### Set problem
Extract the text of each entry below exactly, leaving every image behind.

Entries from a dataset
Start

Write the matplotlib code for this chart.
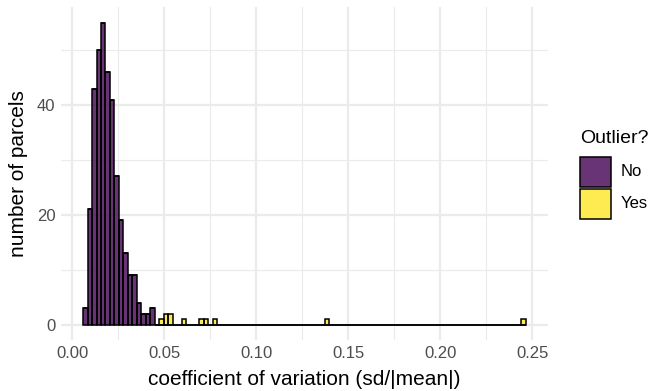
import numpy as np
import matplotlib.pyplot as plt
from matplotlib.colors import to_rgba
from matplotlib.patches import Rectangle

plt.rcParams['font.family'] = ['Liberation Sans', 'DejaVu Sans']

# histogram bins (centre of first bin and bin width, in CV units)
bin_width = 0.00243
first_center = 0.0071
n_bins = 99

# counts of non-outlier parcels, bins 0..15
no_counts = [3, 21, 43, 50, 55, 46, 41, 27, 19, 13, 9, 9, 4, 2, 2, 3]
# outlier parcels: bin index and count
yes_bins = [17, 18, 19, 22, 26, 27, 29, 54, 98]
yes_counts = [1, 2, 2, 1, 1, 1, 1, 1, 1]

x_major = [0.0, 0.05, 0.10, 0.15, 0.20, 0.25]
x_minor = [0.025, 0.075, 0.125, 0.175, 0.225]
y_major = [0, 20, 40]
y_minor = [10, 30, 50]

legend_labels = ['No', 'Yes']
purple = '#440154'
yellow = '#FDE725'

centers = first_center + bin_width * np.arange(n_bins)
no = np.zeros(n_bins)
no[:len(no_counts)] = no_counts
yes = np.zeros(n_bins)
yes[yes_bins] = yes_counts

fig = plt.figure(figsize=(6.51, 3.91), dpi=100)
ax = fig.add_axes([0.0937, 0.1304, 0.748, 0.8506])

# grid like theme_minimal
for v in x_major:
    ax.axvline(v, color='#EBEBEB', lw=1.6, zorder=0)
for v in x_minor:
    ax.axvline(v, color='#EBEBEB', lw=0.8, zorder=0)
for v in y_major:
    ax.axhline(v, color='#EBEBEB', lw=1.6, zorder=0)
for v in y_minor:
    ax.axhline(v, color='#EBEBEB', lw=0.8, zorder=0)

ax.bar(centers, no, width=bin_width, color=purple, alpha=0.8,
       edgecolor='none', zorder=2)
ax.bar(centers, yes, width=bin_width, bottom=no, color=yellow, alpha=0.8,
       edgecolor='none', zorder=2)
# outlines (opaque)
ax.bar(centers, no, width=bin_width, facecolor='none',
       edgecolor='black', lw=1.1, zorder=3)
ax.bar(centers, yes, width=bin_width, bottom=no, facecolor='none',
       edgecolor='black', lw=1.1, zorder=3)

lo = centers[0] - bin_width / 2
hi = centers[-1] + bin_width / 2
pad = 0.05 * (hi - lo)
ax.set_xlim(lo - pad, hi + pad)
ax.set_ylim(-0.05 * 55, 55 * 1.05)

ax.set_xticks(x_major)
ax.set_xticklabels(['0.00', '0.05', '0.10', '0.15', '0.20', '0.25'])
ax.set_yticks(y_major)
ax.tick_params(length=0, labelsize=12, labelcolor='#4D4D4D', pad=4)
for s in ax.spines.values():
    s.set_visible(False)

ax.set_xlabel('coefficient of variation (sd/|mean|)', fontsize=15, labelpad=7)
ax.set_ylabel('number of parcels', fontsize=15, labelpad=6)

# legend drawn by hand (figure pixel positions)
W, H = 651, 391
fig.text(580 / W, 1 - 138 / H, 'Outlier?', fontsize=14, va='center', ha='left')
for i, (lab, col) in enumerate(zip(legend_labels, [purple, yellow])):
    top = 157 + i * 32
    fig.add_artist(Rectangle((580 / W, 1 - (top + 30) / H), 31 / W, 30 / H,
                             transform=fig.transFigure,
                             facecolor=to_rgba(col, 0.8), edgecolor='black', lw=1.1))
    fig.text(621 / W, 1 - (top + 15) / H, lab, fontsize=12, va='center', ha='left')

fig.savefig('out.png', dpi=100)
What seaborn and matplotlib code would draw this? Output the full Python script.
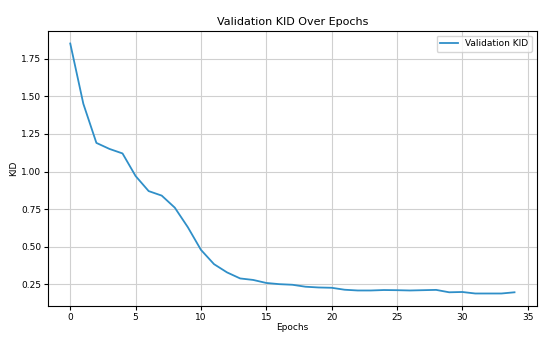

End

### Full answer
Write the matplotlib code for this chart.
import numpy as np
import matplotlib.pyplot as plt
from matplotlib.colors import to_rgba
from matplotlib.patches import Rectangle

plt.rcParams['font.family'] = ['Liberation Sans', 'DejaVu Sans']

# histogram bins (centre of first bin and bin width, in CV units)
bin_width = 0.00243
first_center = 0.0071
n_bins = 99

# counts of non-outlier parcels, bins 0..15
no_counts = [3, 21, 43, 50, 55, 46, 41, 27, 19, 13, 9, 9, 4, 2, 2, 3]
# outlier parcels: bin index and count
yes_bins = [17, 18, 19, 22, 26, 27, 29, 54, 98]
yes_counts = [1, 2, 2, 1, 1, 1, 1, 1, 1]

x_major = [0.0, 0.05, 0.10, 0.15, 0.20, 0.25]
x_minor = [0.025, 0.075, 0.125, 0.175, 0.225]
y_major = [0, 20, 40]
y_minor = [10, 30, 50]

legend_labels = ['No', 'Yes']
purple = '#440154'
yellow = '#FDE725'

centers = first_center + bin_width * np.arange(n_bins)
no = np.zeros(n_bins)
no[:len(no_counts)] = no_counts
yes = np.zeros(n_bins)
yes[yes_bins] = yes_counts

fig = plt.figure(figsize=(6.51, 3.91), dpi=100)
ax = fig.add_axes([0.0937, 0.1304, 0.748, 0.8506])

# grid like theme_minimal
for v in x_major:
    ax.axvline(v, color='#EBEBEB', lw=1.6, zorder=0)
for v in x_minor:
    ax.axvline(v, color='#EBEBEB', lw=0.8, zorder=0)
for v in y_major:
    ax.axhline(v, color='#EBEBEB', lw=1.6, zorder=0)
for v in y_minor:
    ax.axhline(v, color='#EBEBEB', lw=0.8, zorder=0)

ax.bar(centers, no, width=bin_width, color=purple, alpha=0.8,
       edgecolor='none', zorder=2)
ax.bar(centers, yes, width=bin_width, bottom=no, color=yellow, alpha=0.8,
       edgecolor='none', zorder=2)
# outlines (opaque)
ax.bar(centers, no, width=bin_width, facecolor='none',
       edgecolor='black', lw=1.1, zorder=3)
ax.bar(centers, yes, width=bin_width, bottom=no, facecolor='none',
       edgecolor='black', lw=1.1, zorder=3)

lo = centers[0] - bin_width / 2
hi = centers[-1] + bin_width / 2
pad = 0.05 * (hi - lo)
ax.set_xlim(lo - pad, hi + pad)
ax.set_ylim(-0.05 * 55, 55 * 1.05)

ax.set_xticks(x_major)
ax.set_xticklabels(['0.00', '0.05', '0.10', '0.15', '0.20', '0.25'])
ax.set_yticks(y_major)
ax.tick_params(length=0, labelsize=12, labelcolor='#4D4D4D', pad=4)
for s in ax.spines.values():
    s.set_visible(False)

ax.set_xlabel('coefficient of variation (sd/|mean|)', fontsize=15, labelpad=7)
ax.set_ylabel('number of parcels', fontsize=15, labelpad=6)

# legend drawn by hand (figure pixel positions)
W, H = 651, 391
fig.text(580 / W, 1 - 138 / H, 'Outlier?', fontsize=14, va='center', ha='left')
for i, (lab, col) in enumerate(zip(legend_labels, [purple, yellow])):
    top = 157 + i * 32
    fig.add_artist(Rectangle((580 / W, 1 - (top + 30) / H), 31 / W, 30 / H,
                             transform=fig.transFigure,
                             facecolor=to_rgba(col, 0.8), edgecolor='black', lw=1.1))
    fig.text(621 / W, 1 - (top + 15) / H, lab, fontsize=12, va='center', ha='left')

fig.savefig('out.png', dpi=100)
What seaborn and matplotlib code would draw this? Output the full Python script.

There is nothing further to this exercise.